The Patriot Post® · In Brief: The Fake Georgia Narrative
The Federalist’s Mollie Hemingway has a bone to pick with The Washington Post over its astounding and belated major correction regarding its reporting on then-President Donald Trump’s phone call with Georgia Secretary of State Brad Raffensberger. Hemingway writes:
The Washington Post was busted for publishing fabricated quotes from an anonymous source, attributing them to a sitting president, and using those quotes as a basis to speculate the president committed a crime. The invented Donald Trump quotes, which related to a fight over election integrity in Georgia, were cited in Democrats’ impeachment brief and during the Senate impeachment trial.
But the fake quotes, bad as they were, are just one of many ways the media have done a horrible job of covering election disputes in the state.
According to the media narrative, the Georgia presidential election was as perfectly run as any election in history, and anyone who says otherwise is a liar. To push that narrative, the media steadfastly downplayed, ignored, or prejudiciously dismissed legitimate concerns with how Georgia had run its November 2020 election and complaints about it.
That posture was the complete opposite of how they were reporting on Georgia elections prior to Democrats performing well in them.
Hemingway goes to great length to detail all the leftist efforts, fomented by defeated gubernatorial candidate Stacey Abrams, to sow doubt and distrust in Georgia’s system. Likewise, she recounts how Raffensberger settled a suit with Democrat malcontents, paving the way for the absentee ballot flood in November.
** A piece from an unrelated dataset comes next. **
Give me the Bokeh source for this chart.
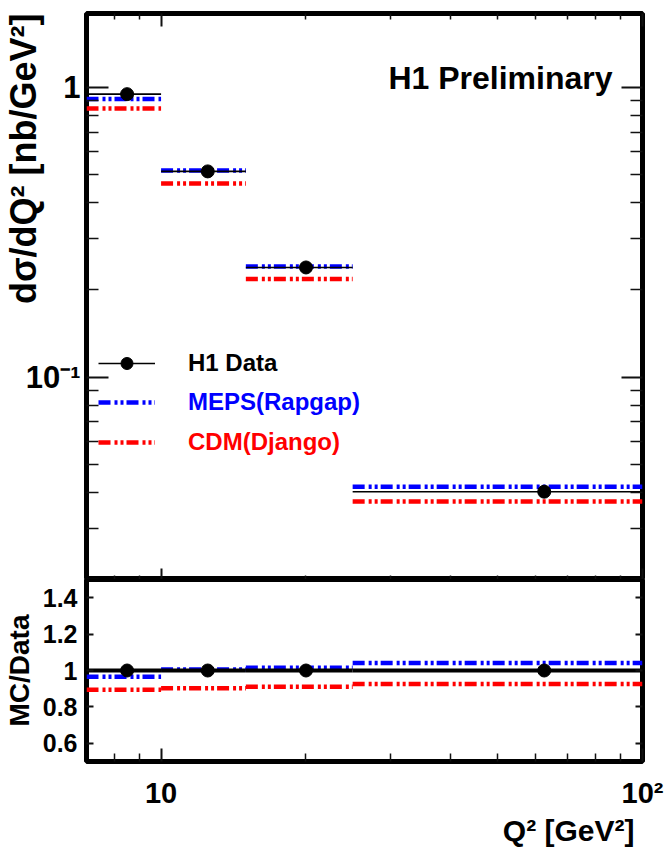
from bokeh.plotting import figure
from bokeh.layouts import column
from bokeh.models import (LogAxis, LinearAxis, FixedTicker, Range1d, Label, Title,
                          Legend, LegendItem, ColumnDataSource)
from bokeh.embed import file_html
from bokeh.resources import INLINE

# ---------------- data ----------------
bin_lo = [7, 10, 15, 25]
bin_hi = [10, 15, 25, 100]
q2_center = [8.5, 12.5, 20.0, 62.5]

data_xs = [0.948, 0.513, 0.239, 0.0402]      # H1 data  dsigma/dQ2 [nb/GeV2]
meps_xs = [0.913, 0.517, 0.241, 0.0418]      # MEPS (Rapgap)
cdm_xs = [0.846, 0.466, 0.218, 0.0372]       # CDM (Django)

data_ratio = [1.0, 1.0, 1.0, 1.0]
meps_ratio = [0.966, 1.005, 1.015, 1.041]
cdm_ratio = [0.894, 0.903, 0.911, 0.926]

x_major = [10, 100]
x_minor = [8, 9, 20, 30, 40, 50, 60, 70, 80, 90]
x_tick_labels = ["10", "10²"]

y_major = [0.1, 1]
y_minor = [0.02, 0.03, 0.04, 0.05, 0.06, 0.07, 0.08, 0.09,
           0.2, 0.3, 0.4, 0.5, 0.6, 0.7, 0.8, 0.9]
y_tick_labels = ["10⁻¹", "1"]

r_ticks = [0.6, 0.8, 1.0, 1.2, 1.4]
r_tick_labels = ["0.6", "0.8", "1", "1.2", "1.4"]

legend_labels = ["H1 Data", "MEPS(Rapgap)", "CDM(Django)"]
y_title = "dσ/dQ² [nb/GeV²]"
r_title = "MC/Data"
x_title = "Q² [GeV²]"

FONT = "Liberation Sans"
DASH = "12 4 3 3 3 3"
TICK_COLOR = "#111111"


def tick_axis(cls, major, minor, maj_in, min_in, labels=None, size="1px", standoff=0):
    ax = cls(ticker=FixedTicker(ticks=major, minor_ticks=minor))
    ax.axis_line_color = None
    ax.major_tick_in = maj_in
    ax.major_tick_out = 0
    ax.minor_tick_in = min_in
    ax.minor_tick_out = 0
    ax.major_tick_line_width = 2
    ax.minor_tick_line_width = 1.5
    ax.major_tick_line_color = TICK_COLOR
    ax.minor_tick_line_color = TICK_COLOR
    ax.major_label_text_font = FONT
    ax.major_label_text_font_style = "bold"
    ax.major_label_text_font_size = size
    ax.major_label_text_color = "black"
    ax.major_label_standoff = standoff
    if labels is None:
        labels = [""] * len(major)
    ax.major_label_overrides = {t: l for t, l in zip(major, labels)}
    ax.axis_label_text_font = FONT
    ax.axis_label_text_font_style = "bold"
    ax.axis_label_text_color = "black"
    return ax


def side_title(text, size, align, offset, standoff):
    return Title(text=text, align=align, offset=offset, standoff=standoff,
                 vertical_align="bottom", text_font=FONT, text_font_style="bold",
                 text_font_size=size, text_color="black")


# ---------------- top panel ----------------
p1 = figure(width=666, height=579, x_axis_type="log", y_axis_type="log",
            x_axis_location=None, y_axis_location=None,
            x_range=Range1d(7, 100), y_range=Range1d(0.02, 1.8),
            output_backend="svg", toolbar_location=None,
            min_border_left=86, min_border_right=24, min_border_top=13, min_border_bottom=0)
p1.outline_line_color = "black"
p1.outline_line_width = 5
p1.background_fill_color = "white"
p1.border_fill_color = "white"
p1.xgrid.visible = False
p1.ygrid.visible = False

p1.add_layout(tick_axis(LogAxis, y_major, y_minor, 22, 12, y_tick_labels, "31px", 6), "left")
p1.add_layout(side_title(y_title, "36px", "right", 0, -42), "left")
p1.add_layout(tick_axis(LogAxis, y_major, y_minor, 21, 12), "right")
p1.add_layout(tick_axis(LogAxis, x_major, x_minor, 13, 6), "above")
p1.add_layout(tick_axis(LogAxis, x_major, x_minor, 11, 4), "below")

src1 = ColumnDataSource(dict(lo=bin_lo, hi=bin_hi, x=q2_center,
                             data=data_xs, meps=meps_xs, cdm=cdm_xs))
r_meps = p1.segment(x0="lo", x1="hi", y0="meps", y1="meps", source=src1,
                    line_color="blue", line_width=4.5, line_dash=DASH)
r_cdm = p1.segment(x0="lo", x1="hi", y0="cdm", y1="cdm", source=src1,
                   line_color="red", line_width=4.5, line_dash=DASH)
r_bar = p1.segment(x0="lo", x1="hi", y0="data", y1="data", source=src1,
                   line_color="black", line_width=1.6)
r_pts = p1.scatter(x="x", y="data", source=src1, size=13, color="black")


def add_legend(p, renderers, label, color, vx, vy):
    leg = Legend(items=[LegendItem(label=label, renderers=renderers)],
                 location=(vx, vy), orientation="vertical",
                 label_text_color=color, label_text_font=FONT,
                 label_text_font_style="bold", label_text_font_size="24px",
                 glyph_width=57, glyph_height=30, label_height=30,
                 label_standoff=33, padding=0, margin=0, spacing=0,
                 border_line_color=None, background_fill_alpha=0)
    p.add_layout(leg)


add_legend(p1, [r_bar, r_pts], legend_labels[0], "black", 12, 201)
add_legend(p1, [r_meps], legend_labels[1], "blue", 12, 162)
add_legend(p1, [r_cdm], legend_labels[2], "red", 12, 122)

p1.add_layout(Label(x=526, y=502, x_units="screen", y_units="screen",
                    text="H1 Preliminary", text_align="right", text_baseline="alphabetic",
                    text_font=FONT, text_font_style="bold", text_font_size="32px",
                    text_color="black"))

# ---------------- ratio panel ----------------
p2 = figure(width=666, height=270, x_axis_type="log",
            x_axis_location=None, y_axis_location=None,
            x_range=p1.x_range, y_range=Range1d(0.5, 1.5),
            output_backend="svg", toolbar_location=None,
            min_border_left=86, min_border_right=24, min_border_top=0, min_border_bottom=88)
p2.outline_line_color = "black"
p2.outline_line_width = 5
p2.background_fill_color = "white"
p2.border_fill_color = "white"
p2.xgrid.visible = False
p2.ygrid.visible = False

ax_left2 = tick_axis(LinearAxis, r_ticks, [], 7, 0, r_tick_labels, "25px", 9)
ax_left2.axis_label = r_title
ax_left2.axis_label_text_font_size = "28px"
ax_left2.axis_label_standoff = 5
p2.add_layout(ax_left2, "left")
p2.add_layout(tick_axis(LinearAxis, r_ticks, [], 7, 0), "right")
p2.add_layout(tick_axis(LogAxis, x_major, x_minor, 13, 8, x_tick_labels, "29px", 15), "below")
p2.add_layout(side_title(x_title, "30px", "right", 8, 0), "below")

src2 = ColumnDataSource(dict(lo=bin_lo, hi=bin_hi, x=q2_center,
                             data=data_ratio, meps=meps_ratio, cdm=cdm_ratio))
p2.segment(x0="lo", x1="hi", y0="meps", y1="meps", source=src2,
           line_color="blue", line_width=4.5, line_dash=DASH)
p2.segment(x0="lo", x1="hi", y0="cdm", y1="cdm", source=src2,
           line_color="red", line_width=4.5, line_dash=DASH)
p2.segment(x0="lo", x1="hi", y0="data", y1="data", source=src2,
           line_color="black", line_width=4)
p2.scatter(x="x", y="data", source=src2, size=13, color="black")

layout = column(p1, p2, spacing=0)
open("out.html", "w").write(file_html(layout, INLINE))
After setting up all that background and detailing the shenanigans on election day and the ensuing legal challenges, Hemingway gets back to the infamous phone call.
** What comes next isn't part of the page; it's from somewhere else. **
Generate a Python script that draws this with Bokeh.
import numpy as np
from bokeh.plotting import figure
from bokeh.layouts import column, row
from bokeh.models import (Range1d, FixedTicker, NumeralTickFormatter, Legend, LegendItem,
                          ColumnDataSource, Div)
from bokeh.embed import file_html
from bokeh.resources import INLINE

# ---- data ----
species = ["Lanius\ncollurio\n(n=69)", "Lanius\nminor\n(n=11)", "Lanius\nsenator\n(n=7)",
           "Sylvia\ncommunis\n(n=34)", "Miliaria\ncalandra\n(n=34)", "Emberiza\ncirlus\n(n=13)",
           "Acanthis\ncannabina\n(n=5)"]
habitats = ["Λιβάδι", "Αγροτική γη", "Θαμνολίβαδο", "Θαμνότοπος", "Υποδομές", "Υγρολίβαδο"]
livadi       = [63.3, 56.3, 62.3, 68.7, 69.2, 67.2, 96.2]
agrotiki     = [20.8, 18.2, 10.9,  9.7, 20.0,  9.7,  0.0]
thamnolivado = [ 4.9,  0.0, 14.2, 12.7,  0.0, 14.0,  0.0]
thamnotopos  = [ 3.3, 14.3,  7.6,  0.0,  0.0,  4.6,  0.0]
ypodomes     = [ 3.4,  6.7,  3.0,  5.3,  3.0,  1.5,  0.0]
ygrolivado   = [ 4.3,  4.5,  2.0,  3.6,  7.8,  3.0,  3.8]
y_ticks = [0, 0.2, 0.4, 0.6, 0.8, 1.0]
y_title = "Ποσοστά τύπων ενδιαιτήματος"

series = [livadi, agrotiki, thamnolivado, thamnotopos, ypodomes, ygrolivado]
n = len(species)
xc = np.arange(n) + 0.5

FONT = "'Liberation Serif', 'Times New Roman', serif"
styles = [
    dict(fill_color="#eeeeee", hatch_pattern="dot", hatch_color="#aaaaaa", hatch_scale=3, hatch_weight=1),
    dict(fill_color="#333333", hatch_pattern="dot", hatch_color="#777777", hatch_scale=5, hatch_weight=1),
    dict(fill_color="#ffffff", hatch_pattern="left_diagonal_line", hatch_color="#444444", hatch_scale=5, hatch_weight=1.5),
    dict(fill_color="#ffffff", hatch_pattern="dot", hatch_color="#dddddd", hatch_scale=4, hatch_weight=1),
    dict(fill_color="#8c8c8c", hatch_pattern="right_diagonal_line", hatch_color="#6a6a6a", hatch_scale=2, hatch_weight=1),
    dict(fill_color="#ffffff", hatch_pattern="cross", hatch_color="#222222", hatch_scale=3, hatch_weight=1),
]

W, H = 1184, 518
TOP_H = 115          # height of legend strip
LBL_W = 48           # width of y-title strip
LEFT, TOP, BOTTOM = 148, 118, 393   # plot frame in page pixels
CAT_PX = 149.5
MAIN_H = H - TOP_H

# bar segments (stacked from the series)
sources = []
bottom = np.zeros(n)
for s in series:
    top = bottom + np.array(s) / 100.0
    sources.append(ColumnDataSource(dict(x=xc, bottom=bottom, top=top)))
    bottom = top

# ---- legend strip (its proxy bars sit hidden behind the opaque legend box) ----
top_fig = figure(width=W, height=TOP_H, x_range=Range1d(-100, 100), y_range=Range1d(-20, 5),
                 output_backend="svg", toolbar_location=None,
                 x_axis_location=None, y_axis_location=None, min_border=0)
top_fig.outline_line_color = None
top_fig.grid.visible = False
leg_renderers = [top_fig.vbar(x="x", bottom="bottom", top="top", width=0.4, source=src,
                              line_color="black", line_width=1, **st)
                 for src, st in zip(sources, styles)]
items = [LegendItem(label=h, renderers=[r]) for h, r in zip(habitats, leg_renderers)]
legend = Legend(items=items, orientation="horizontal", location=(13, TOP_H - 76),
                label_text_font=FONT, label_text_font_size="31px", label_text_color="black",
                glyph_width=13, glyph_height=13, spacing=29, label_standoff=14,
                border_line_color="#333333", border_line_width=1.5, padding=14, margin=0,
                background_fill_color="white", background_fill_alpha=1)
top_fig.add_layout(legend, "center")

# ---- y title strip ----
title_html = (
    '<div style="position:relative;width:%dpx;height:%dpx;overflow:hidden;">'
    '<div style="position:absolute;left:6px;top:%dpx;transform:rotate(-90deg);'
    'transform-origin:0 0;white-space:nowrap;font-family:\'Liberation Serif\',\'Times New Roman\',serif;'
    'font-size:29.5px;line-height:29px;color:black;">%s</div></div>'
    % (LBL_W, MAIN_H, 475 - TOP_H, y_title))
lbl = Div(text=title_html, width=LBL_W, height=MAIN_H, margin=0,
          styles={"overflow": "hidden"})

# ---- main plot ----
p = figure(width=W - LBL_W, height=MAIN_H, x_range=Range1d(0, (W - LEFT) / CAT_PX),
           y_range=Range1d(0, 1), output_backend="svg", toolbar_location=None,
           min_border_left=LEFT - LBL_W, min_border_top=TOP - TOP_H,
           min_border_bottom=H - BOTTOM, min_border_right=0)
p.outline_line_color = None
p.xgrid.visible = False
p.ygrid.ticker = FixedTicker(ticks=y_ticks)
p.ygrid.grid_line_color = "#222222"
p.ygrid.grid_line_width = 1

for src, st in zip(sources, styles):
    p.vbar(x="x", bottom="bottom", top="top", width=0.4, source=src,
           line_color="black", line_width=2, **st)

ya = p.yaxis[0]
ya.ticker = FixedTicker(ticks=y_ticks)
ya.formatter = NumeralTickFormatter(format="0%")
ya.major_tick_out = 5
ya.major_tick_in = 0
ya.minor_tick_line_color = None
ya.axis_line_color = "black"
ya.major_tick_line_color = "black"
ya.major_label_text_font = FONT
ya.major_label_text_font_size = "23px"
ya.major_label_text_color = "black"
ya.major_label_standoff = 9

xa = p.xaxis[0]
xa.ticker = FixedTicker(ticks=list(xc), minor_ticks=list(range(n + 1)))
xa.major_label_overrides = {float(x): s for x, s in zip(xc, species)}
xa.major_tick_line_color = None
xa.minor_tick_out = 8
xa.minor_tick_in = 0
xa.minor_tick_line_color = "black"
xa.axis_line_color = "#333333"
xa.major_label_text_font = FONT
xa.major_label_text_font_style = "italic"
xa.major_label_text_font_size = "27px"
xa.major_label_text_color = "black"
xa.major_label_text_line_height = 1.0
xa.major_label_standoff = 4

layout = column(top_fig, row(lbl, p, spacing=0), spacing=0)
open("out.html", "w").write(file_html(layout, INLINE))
We now know that the account of Trump’s call to an investigator was based on false quotes. Another call with Raffensberger was also leaked to the press to harm those who opposed Raffensberger’s handling of the election, days before another pivotal election.
Much of the angst over the calls was about Trump saying he needed the secretary of state to “find” votes. This was always characterized as him asking Raffensberger to commit fraud or do something unethical. It even made it into the article of impeachment that Democrats supported.
Anyone familiar with the lawsuit knew Trump was saying his team had already “found” nearly 150,000 irregular or fraudulent votes and simply needed the secretary of state’s office to agree. He was saying they didn’t need to agree that all 150,000 were bad, just that fewer than 10 percent of them were problematic.
The rest was just media spin, which leads Hemingway to conclude, “It wasn’t just the quotes they got wrong about Georgia. It was pretty much everything.”